I knew I was asking in the right place. The good news is…

The idea is not commercial in nature

The system wouldn’t need to be exhaustive. The data that is already in databases would probably suffice to get started.

The system would be tailored and refined by individuals and groups.

There would be a mechanical turk aspect for graphing/validating “recipes”.

Thanks for commenting.

This seems like the fallacy of a lot of software development. Make the one time task of writing easier while making the many many multiple more times act of reading/comprehending/using harder.

Why?

Why would the reading be harder?
Because every recipe is written with the ingredients first, so you can get the ingredients ready and confirm you have the complete requirements easily.
I presume that with Cooklang, the compiler will automatically extract the list of ingredients and add it to the front.
Yes, but that makes the plaintext difficult to parse. I'll stick to Markdown.
If you have them inline, you may or may not want them separately as well. The benefit of the separate listing is that it's the total amount required. Inline, you might have 1 egg being added first, and one egg being added last.
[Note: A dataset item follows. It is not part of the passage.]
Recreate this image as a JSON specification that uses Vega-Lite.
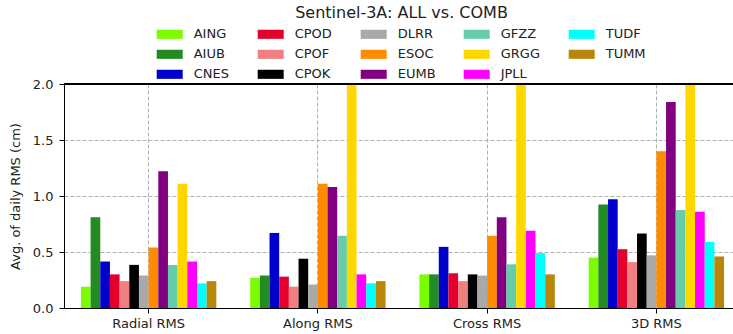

Sure, since it's markup you could sum them to two eggs in an auto generated ingredient list, but for a general text format recipe, I'd like to see the egg in 3 places. In the ingredient list it must show "2 eggs" and then on two different locations in the recipe it will say "add 1 egg".

I agree with that, but if there is an ingredient used in multiple components, then that should be handled separately so you know you need 200g flour for the crust and 100g for the crumble topping. The shopping list or overall ingredient list needs to know you need 300g, but the ingredients list for each component needs to know what you need just for that component so you don't accidentally throw 300g flour into the crumble.

So, I think the primary disconnect I had was that I thought this was a spec for a recipe, but it's actually a spec for a component of a recipe, or an entire recipe that only has one component. The CookTime person replied to me and showed how the spec can be used in a component paradigm, which makes it much more usable.